[Task input]:
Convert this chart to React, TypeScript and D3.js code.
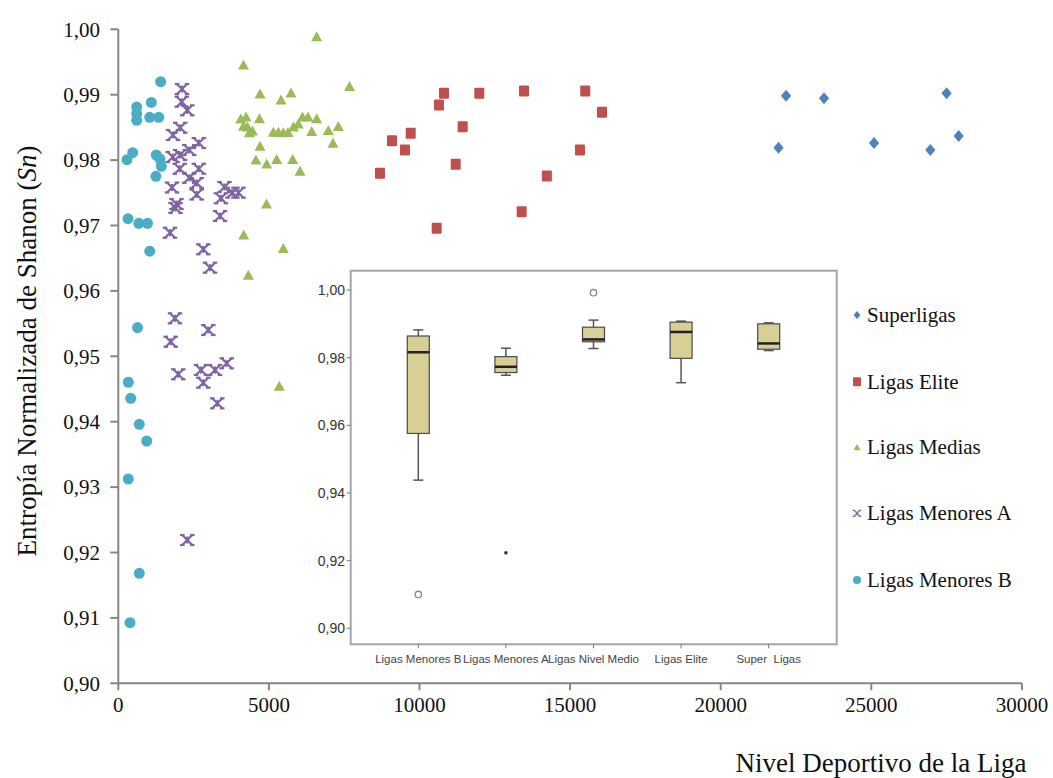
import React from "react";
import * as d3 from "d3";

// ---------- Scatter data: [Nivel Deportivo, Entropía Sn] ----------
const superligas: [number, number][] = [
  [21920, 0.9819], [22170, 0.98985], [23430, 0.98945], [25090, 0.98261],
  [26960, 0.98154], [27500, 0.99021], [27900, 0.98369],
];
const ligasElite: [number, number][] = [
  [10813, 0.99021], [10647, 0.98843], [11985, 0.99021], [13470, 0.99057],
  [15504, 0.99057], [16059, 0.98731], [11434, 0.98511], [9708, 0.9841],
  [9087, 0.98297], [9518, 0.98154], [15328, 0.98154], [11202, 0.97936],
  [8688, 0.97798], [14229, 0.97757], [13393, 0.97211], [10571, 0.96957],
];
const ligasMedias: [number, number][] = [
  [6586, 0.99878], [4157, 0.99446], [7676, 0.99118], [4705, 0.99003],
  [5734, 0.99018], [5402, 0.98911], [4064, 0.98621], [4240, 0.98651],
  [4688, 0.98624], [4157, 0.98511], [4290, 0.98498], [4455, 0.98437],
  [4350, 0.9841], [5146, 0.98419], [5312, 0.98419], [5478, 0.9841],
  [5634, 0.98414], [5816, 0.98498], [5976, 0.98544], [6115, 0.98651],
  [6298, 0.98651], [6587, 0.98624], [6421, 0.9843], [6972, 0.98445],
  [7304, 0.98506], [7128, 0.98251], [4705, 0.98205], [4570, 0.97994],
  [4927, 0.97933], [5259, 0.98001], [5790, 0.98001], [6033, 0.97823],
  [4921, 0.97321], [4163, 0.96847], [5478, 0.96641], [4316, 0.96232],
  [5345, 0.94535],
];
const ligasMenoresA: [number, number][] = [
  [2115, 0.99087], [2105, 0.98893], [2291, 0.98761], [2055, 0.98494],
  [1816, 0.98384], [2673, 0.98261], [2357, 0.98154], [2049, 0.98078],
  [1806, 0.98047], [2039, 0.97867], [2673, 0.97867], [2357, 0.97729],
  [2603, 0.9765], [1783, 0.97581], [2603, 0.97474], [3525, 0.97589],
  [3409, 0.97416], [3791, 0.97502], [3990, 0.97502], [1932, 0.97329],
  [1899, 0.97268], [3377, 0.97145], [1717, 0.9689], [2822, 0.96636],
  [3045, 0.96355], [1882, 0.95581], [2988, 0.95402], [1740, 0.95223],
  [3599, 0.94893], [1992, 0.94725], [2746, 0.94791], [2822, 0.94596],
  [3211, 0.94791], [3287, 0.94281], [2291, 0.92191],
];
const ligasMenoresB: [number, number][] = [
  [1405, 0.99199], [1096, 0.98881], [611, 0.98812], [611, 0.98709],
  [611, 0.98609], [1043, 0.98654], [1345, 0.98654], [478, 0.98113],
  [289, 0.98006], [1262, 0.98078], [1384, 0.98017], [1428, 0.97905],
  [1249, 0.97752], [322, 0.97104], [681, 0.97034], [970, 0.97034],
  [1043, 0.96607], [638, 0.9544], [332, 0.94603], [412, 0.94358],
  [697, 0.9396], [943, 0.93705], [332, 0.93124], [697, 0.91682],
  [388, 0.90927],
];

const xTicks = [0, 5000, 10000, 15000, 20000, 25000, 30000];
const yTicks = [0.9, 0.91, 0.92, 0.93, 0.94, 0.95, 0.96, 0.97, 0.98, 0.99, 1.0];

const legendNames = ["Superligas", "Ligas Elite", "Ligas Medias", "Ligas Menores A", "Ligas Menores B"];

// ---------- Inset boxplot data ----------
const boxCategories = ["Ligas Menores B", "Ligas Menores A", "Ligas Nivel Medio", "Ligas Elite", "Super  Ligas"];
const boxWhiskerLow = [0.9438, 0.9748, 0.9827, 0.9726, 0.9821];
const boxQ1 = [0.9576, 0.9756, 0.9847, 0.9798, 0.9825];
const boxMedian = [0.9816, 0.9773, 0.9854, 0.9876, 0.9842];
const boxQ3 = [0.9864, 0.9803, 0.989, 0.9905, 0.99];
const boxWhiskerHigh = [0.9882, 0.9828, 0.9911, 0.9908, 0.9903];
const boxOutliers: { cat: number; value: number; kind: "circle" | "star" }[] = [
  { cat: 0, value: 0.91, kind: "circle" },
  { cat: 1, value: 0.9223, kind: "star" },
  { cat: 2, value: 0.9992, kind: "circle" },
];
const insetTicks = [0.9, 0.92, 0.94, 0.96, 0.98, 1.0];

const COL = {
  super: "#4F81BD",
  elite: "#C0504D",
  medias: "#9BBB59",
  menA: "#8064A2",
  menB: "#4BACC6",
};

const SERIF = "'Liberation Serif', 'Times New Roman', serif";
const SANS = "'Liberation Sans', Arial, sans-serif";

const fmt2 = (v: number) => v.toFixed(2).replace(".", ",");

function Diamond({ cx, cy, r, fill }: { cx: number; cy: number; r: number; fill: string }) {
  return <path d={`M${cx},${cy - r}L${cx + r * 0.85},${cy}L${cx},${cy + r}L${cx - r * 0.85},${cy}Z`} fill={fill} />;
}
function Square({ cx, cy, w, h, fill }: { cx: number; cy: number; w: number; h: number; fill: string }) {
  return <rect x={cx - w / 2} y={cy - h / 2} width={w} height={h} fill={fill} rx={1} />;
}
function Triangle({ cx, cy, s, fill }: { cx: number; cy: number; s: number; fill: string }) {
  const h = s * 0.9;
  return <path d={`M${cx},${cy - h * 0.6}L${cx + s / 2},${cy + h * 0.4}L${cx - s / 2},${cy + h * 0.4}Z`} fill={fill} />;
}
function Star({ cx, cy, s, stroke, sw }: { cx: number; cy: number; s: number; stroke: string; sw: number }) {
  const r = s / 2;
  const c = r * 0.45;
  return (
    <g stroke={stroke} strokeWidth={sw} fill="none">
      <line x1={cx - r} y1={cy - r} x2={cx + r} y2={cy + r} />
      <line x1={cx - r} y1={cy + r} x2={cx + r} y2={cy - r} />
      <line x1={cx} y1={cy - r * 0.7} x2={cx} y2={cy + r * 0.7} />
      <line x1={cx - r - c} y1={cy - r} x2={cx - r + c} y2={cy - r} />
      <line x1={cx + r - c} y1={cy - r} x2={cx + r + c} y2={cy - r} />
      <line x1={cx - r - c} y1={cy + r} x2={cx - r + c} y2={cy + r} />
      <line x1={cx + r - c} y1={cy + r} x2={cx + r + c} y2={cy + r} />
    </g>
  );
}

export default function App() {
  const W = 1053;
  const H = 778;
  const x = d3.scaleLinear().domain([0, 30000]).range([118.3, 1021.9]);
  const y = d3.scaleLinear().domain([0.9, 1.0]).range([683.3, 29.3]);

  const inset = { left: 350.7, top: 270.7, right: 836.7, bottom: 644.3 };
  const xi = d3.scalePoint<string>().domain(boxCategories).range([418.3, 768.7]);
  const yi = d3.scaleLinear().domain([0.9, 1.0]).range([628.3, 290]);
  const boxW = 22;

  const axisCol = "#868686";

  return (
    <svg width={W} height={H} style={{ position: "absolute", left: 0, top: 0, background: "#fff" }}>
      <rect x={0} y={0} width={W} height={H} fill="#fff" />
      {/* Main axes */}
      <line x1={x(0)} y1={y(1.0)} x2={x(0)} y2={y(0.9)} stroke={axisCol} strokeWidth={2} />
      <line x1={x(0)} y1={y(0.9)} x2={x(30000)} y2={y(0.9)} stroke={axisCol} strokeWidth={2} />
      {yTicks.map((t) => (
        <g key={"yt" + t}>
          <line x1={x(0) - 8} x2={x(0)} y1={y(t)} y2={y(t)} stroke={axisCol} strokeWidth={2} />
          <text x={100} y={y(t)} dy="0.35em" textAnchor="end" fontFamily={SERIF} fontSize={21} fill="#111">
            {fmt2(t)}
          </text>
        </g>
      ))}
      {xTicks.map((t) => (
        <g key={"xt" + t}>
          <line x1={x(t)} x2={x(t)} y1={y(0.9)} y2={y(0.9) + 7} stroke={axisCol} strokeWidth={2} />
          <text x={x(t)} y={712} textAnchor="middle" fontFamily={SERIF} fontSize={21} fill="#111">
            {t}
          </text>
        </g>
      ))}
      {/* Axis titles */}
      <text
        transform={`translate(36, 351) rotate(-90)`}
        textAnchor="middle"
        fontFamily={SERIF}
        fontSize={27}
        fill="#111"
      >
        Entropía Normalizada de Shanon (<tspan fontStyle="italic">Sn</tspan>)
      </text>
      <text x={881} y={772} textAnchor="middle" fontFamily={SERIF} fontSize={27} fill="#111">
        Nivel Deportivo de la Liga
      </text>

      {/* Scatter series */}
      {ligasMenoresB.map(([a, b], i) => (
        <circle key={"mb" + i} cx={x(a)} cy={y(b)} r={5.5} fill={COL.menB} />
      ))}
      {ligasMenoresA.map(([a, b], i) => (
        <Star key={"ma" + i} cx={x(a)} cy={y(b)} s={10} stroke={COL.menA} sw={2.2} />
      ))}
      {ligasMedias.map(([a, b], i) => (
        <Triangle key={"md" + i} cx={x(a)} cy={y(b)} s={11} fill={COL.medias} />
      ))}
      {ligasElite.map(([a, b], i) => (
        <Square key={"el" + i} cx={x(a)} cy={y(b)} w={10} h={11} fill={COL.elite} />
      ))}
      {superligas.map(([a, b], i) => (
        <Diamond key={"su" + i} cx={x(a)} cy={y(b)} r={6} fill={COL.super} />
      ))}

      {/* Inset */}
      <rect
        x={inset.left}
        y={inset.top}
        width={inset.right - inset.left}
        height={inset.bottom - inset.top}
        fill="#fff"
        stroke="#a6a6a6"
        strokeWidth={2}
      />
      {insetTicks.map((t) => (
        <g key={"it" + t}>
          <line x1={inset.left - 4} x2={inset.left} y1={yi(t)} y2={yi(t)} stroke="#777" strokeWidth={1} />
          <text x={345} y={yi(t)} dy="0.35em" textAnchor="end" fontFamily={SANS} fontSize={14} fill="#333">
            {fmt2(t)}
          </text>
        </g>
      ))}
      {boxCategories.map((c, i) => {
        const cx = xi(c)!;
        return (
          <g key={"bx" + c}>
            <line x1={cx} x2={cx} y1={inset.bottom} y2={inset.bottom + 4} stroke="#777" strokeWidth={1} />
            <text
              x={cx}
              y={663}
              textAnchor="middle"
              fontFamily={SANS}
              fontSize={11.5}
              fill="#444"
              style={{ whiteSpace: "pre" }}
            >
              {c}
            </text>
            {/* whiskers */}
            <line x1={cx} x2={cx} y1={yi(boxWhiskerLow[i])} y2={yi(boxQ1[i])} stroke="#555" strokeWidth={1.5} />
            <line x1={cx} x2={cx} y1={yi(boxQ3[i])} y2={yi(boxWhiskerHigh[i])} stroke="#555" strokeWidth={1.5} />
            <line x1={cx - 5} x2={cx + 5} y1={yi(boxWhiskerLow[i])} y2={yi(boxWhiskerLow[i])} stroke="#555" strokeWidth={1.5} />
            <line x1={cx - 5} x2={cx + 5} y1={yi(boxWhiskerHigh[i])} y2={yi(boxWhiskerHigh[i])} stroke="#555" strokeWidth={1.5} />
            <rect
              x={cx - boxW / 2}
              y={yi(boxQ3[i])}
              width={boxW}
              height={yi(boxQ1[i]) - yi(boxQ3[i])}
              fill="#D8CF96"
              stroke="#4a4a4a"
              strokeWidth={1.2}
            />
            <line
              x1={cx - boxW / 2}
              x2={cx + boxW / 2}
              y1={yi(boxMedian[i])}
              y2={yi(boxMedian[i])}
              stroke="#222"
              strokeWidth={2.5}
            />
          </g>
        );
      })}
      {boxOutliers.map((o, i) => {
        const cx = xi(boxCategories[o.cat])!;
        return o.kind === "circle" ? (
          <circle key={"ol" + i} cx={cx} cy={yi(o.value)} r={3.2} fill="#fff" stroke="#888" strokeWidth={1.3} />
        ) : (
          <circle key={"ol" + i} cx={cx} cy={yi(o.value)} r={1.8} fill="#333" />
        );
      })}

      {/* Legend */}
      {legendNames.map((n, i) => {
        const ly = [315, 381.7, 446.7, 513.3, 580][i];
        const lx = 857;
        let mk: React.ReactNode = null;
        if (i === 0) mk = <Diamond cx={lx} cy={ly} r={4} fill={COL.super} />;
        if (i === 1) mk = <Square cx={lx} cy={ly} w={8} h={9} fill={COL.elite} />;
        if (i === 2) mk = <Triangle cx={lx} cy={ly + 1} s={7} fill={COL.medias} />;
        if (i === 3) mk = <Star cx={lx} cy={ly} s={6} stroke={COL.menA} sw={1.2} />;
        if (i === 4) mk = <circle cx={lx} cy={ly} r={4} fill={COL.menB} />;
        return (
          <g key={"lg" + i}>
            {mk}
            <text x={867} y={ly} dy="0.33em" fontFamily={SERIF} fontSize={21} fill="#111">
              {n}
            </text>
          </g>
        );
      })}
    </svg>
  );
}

...

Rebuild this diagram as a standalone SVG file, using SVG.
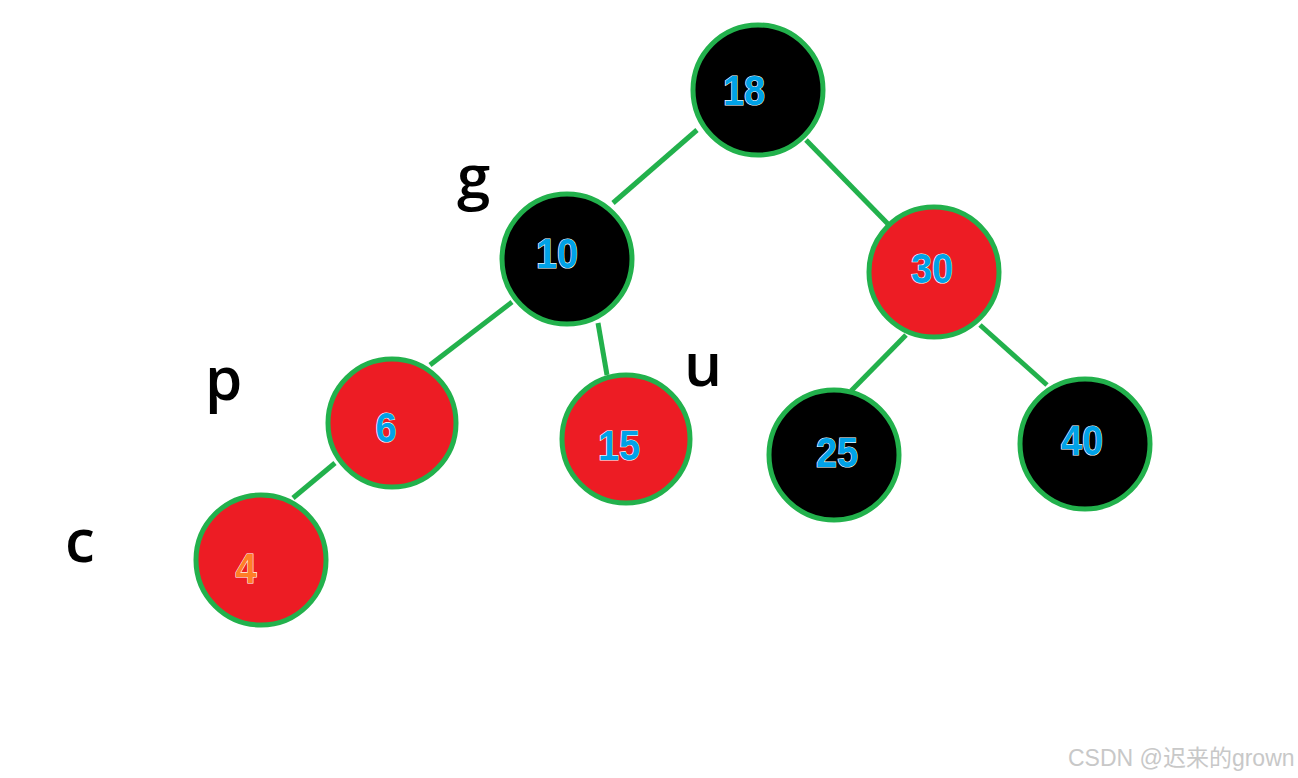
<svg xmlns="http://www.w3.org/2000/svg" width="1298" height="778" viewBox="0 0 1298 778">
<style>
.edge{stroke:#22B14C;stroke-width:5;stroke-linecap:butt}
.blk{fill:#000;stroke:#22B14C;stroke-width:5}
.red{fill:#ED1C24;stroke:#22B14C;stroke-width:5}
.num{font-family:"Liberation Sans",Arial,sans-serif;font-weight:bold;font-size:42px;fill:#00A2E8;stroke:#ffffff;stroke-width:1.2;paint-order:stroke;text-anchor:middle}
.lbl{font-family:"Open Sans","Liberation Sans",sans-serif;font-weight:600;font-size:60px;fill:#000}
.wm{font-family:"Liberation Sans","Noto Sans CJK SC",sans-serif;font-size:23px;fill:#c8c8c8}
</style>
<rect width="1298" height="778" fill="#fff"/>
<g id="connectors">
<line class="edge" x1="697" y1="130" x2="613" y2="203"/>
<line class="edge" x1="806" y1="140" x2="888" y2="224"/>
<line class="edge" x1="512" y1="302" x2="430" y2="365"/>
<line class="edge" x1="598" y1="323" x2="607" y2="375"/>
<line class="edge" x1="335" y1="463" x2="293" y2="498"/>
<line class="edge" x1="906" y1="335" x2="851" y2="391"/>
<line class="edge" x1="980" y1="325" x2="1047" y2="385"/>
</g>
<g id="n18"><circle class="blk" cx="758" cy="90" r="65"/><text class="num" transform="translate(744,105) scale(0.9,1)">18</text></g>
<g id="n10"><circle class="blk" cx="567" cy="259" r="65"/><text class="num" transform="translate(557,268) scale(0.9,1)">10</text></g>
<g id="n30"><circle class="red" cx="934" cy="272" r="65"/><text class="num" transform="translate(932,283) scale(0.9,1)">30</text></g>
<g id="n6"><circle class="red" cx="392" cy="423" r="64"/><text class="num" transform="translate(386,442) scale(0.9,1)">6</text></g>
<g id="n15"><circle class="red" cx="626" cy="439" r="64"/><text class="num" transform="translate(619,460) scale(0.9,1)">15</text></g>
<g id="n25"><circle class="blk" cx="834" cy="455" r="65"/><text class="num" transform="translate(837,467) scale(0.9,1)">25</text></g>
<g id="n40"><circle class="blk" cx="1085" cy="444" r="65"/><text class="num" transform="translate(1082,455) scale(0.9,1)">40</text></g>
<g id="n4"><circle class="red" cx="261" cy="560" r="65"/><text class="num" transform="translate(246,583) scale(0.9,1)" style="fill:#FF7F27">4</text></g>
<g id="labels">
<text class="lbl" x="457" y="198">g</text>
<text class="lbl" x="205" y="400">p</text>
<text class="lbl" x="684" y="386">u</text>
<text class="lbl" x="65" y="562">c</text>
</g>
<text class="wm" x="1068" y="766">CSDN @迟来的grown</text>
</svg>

[Your task]:
Copy out exactly the material that runs from the line with "Convert this chart" to the line with "import * as", ends included, and leave the pictures behind.

[Written response]:
Convert this chart to React, TypeScript and D3.js code.
import React from "react";
import * as d3 from "d3";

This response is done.